The first and only time (so far) I have seen 'The Pieta' was during my honeymoon in Italy. We were in Rome for a part of it and went to Vatican City and into St Peter's Cathedral. I have to say I had no idea what was in there (apart from the famous Sistine Chapel ceiling which is a whole other queue and section which we were not prepared to queue for - 3 bloody hours!!) so when I saw it it literally stopped me in my tracks. It disarmed me. Tears welled up and I had to move away because I was going to be full on crying in front of a statue if I didn't move...

Here was a statue of a mum with her dead son in her arms. In total despair and crisis; awkwardly cradling this grown man, who was still her child. Wondering what she could have done to prevent this. Broken, numb. Even if you believe she was the mother of God, she was still a mum who just lost her baby. I thought this statue moved me back then, since I have had kids, it basically ruins me every time I see it. 
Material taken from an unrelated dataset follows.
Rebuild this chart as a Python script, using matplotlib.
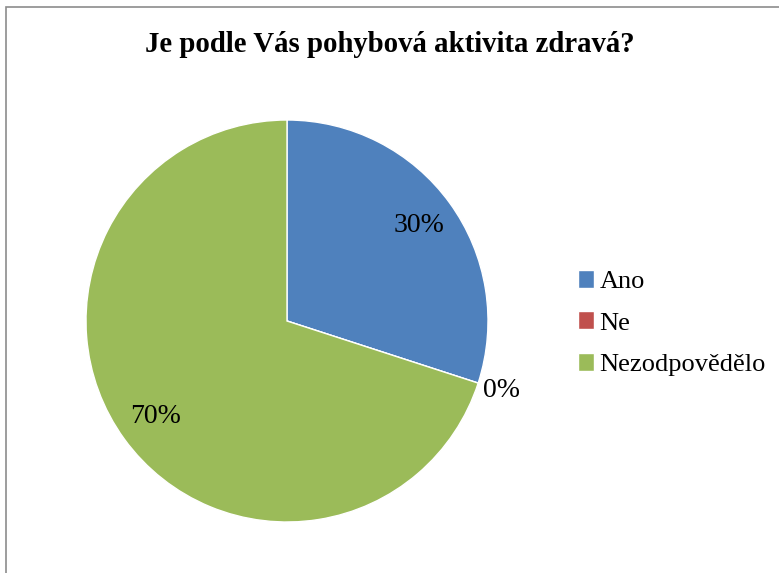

You will see many critiques of the piece, looking at lines, drapery, crafmanship and quality and while all of these things are mind-blowing (its Michelangelo FFS..!) its the sadness of the piece that gets me every time. It could have been carved out of polystyrene with a blunt blade, but the fact that someone has seen what this woman would have been going through as a mum - not as 'Mary mother of God' but just as a mum having the worst day of her life, that is what makes this piece so moving to me.

So, I  try to remember that while I am rushing about during my daily life, trying to get the kids around tesco without having a breakdown, or fill the car with diesel or negotiate a busy street, that someone might actually be having the worst day of their lives. Right there. Right next to me in the queue. If they are being a dick and not saying 'thank you' when I let them pull out or if they are being slow and dithery while I stand behind them waiting to pay, more often than not I have thoughts about flipping the bird or huffing loudly or making some exaggerated gesture to show my annoyance. But I am trying. I am trying to remember that they might be struggling with some catastrophic news or horrible pain and so sometimes I need to shut up and stand in line and let people take their time. And if they don't wave a 'thank you' or hurry themselves along, its not because they are purposefully being obstructive, it could be because they are suffering today.

I hope that this post hasn't brought you on a downer - it wasn't intended that way! I just needed to share why a statue carved out of marble brings all these thoughts and emotions into my head. Its a pretty awesome piece and even just from an artistic / aesthetic perspective, the workmanship and detail are just incredible. If you ever have the chance to see this piece, make it a priority. In fact, any of Michelangelo's works should be a priority if they are near to where you are. Anyways, always be kind and if you are celebrating Easter this weekend, I'm wishing you a very Happy Easter!